The Fund will pursue a focused investment strategy predicated on investing in established North Africa-based healthcare companies with demonstrated track record, solid growth prospects, and strong commitment to environmental, social and governance (ESG) best practices, with the aim of growing businesses within their local markets and regionalizing successful North African models to the broader African continent. Through investment, the Fund aspires to develop Sub-Saharan Africa’s under-served and fast-growing healthcare sector, with the aim of building solid integrated platforms across the healthcare value chain. The Fund expects to add significant value to its investee companies via strategic and operational support extended by its seasoned management team. The Fund aims to achieve significant cross-border synergies, operational optimization, and implementation of ESG best practices and policies across its portfolio of investments.

The Fund’s investment approach is predicated on providing growth capital by investing in controlling stakes (and on selective basis, in controlled minority stakes) in companies operating in the segments of (i) hospitals (general & specialized), (ii) laboratory and diagnostic centres/imaging specialized labs, (iii) pharmaceuticals manufacturing and other complimentary healthcare sub-segments.

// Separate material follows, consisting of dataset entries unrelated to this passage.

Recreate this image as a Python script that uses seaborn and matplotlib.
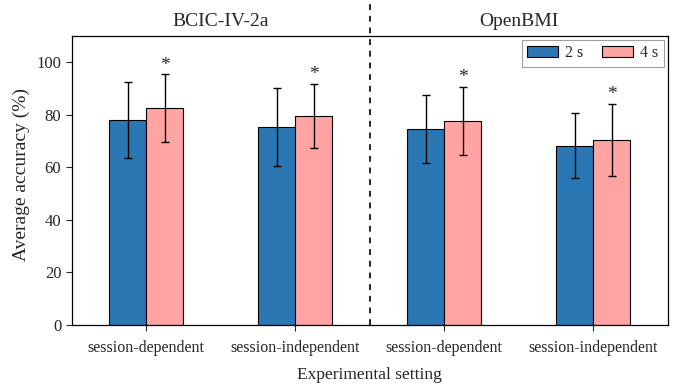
import matplotlib
matplotlib.use("Agg")
import matplotlib.pyplot as plt
import seaborn as sns
import pandas as pd
import numpy as np

datasets = ["BCIC-IV-2a", "BCIC-IV-2a", "OpenBMI", "OpenBMI"]
settings = ["session-dependent", "session-independent", "session-dependent", "session-independent"]
windows = ["2 s", "4 s"]
mean_2s = [77.9, 75.3, 74.6, 68.2]
std_2s = [14.5, 14.9, 13.0, 12.5]
mean_4s = [82.5, 79.5, 77.6, 70.4]
std_4s = [12.8, 12.1, 13.0, 13.7]
dataset_names = ["BCIC-IV-2a", "OpenBMI"]

sns.set_theme(style="ticks")
plt.rcParams['font.family'] = ['Liberation Serif', 'DejaVu Serif']
plt.rcParams['mathtext.fontset'] = 'stix'

keys = [f"{d}|{s}" for d, s in zip(datasets, settings)]
rows = []
for k, m2, s2, m4, s4 in zip(keys, mean_2s, std_2s, mean_4s, std_4s):
    rows.append({"cond": k, "win": windows[0], "acc": m2, "sd": s2})
    rows.append({"cond": k, "win": windows[1], "acc": m4, "sd": s4})
df = pd.DataFrame(rows)

fig = plt.figure(figsize=(6.78, 3.85), dpi=100)
ax = fig.add_axes([0.1058, 0.1566, 0.8790, 0.7504])

palette = {"2 s": "#2b77b4", "4 s": "#ffa3a3"}
sns.barplot(data=df, x="cond", y="acc", hue="win", order=keys, hue_order=windows,
            palette=palette, errorbar=None, width=0.5, edgecolor="black",
            linewidth=0.8, saturation=1, ax=ax)

# error bars and stars from bar patches
bars = [p for p in ax.patches if p.get_height() > 0]
bars_sorted = sorted(bars, key=lambda p: p.get_x())
sd_lookup = {}
for i, k in enumerate(keys):
    sd_lookup[(i, 0)] = std_2s[i]
    sd_lookup[(i, 1)] = std_4s[i]
for p in bars_sorted:
    cx = p.get_x() + p.get_width() / 2
    gi = int(round(cx))
    hi = 0 if cx < gi else 1
    sd = sd_lookup[(gi, hi)]
    h = p.get_height()
    ax.errorbar(cx, h, yerr=sd, fmt="none", ecolor="black", elinewidth=1.0,
                capsize=2.6, capthick=1.0, zorder=5)
    if hi == 1:
        ax.text(cx, h + sd + 0.3, "*", ha="center", va="bottom", fontsize=14)

ax.set_xlim(-0.5, 3.5)
ax.set_ylim(0, 110)
ax.set_yticks([0, 20, 40, 60, 80, 100])
ax.set_xticks(range(4))
ax.set_xticklabels(settings, fontsize=11.5)
ax.tick_params(axis="y", labelsize=12, direction="out", length=4, width=0.8)
ax.tick_params(axis="x", direction="out", length=4, width=0.8, pad=7)
ax.set_xlabel("Experimental setting", fontsize=12.5, labelpad=8)
ax.set_ylabel("Average accuracy (%)", fontsize=14)
ax.yaxis.set_label_coords(-0.07, 0.52)
for sp in ax.spines.values():
    sp.set_linewidth(0.9)
    sp.set_color("black")

# divider dashed line extending above axes
ax.plot([1.5, 1.5], [0, 123], ls=(0, (3.5, 3.5)), color="black", lw=1.2,
        clip_on=False, zorder=6)

for j, name in enumerate(dataset_names):
    ax.text(0.5 + 2 * j, 115.5, name, ha="center", va="center", fontsize=14)

leg = ax.legend(loc="upper right", ncol=2, fontsize=11.5, frameon=True, fancybox=False,
                edgecolor="#888888", handlelength=1.9, handleheight=0.65,
                columnspacing=1.2, handletextpad=0.45, borderpad=0.35,
                borderaxespad=0.25)
leg.get_frame().set_linewidth(0.8)

fig.savefig("out.png", dpi=100)
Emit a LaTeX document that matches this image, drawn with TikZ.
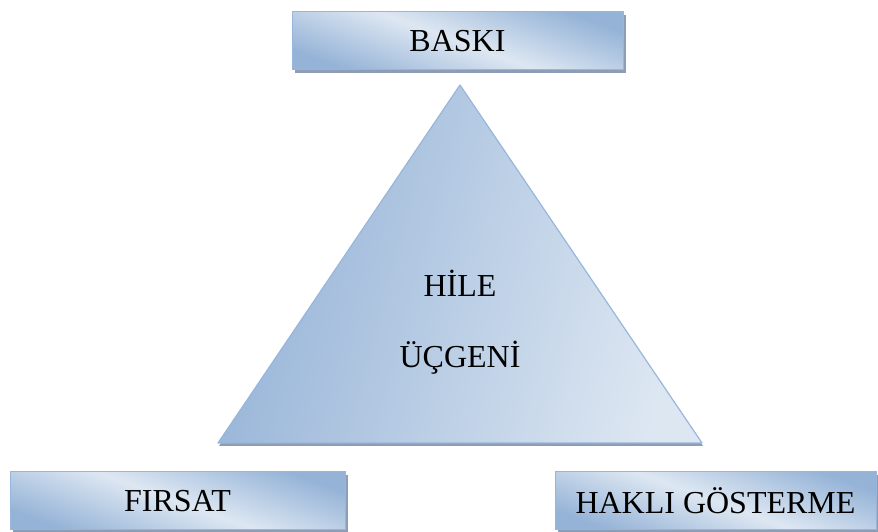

The Fund targets investments that demonstrate the following core qualities in line with its investment criteria:

  • Projects that provide essential healthcare services and realize developmental impact for the inhabitants of its target operational region
  • Proven track record and high integrity of local partners
  • Strong and dedicated management teams that are well aligned to grow their businesses
  • Scalable businesses
  • Clear actionable value creation plan
  • Established and/or strong prospects for positive cash flow

The Landscape

Historically Africa has had to bear more than 25% of the global infectious disease burden:

  • HIV/AIDS, tuberculosis and malaria combined cause 2.5+ million deaths a year, or c.25% of the global total
  • Non-communicable diseases, primarily cardiovascular disease and diabetes, are also on the rise
  • Life expectancy in Africa is 58 years, 13 less than the world average of 71 years

The continent’s underdeveloped healthcare infrastructure suffers from a shortage of healthcare facilities and qualified healthcare providers:

  • North African countries have the largest trained workforces, with Egypt’s physician’s availability at 28 doctors per 10,000 people surpassing the global average of 14 per 10,000.
  • But North African healthcare infrastructures are inadequate, suffering from budget constraints caused by dwindling government expenditures on healthcare; inefficient management systems; and lack of private funding
  • Sub-Saharan infrastructures are weak and dysfunctional with 3 physicians per 10,000 people vs. 14 globally; and 3 hospital beds per 10,000 people vs. 27 worldwide

However, a more promising macro picture could spur growth in the African healthcare sector, creating a significant role for private healthcare providers to play in these large and growing economies:

  • The IMF projects Africa’s GDP growing at 6% (2013-2017)
  • The continent’s population of over one billion includes an emerging middle class that for the past 10 years has been increasing at 60%+ to reach c.313 million
  • 27 African countries have already attained “middle class” status.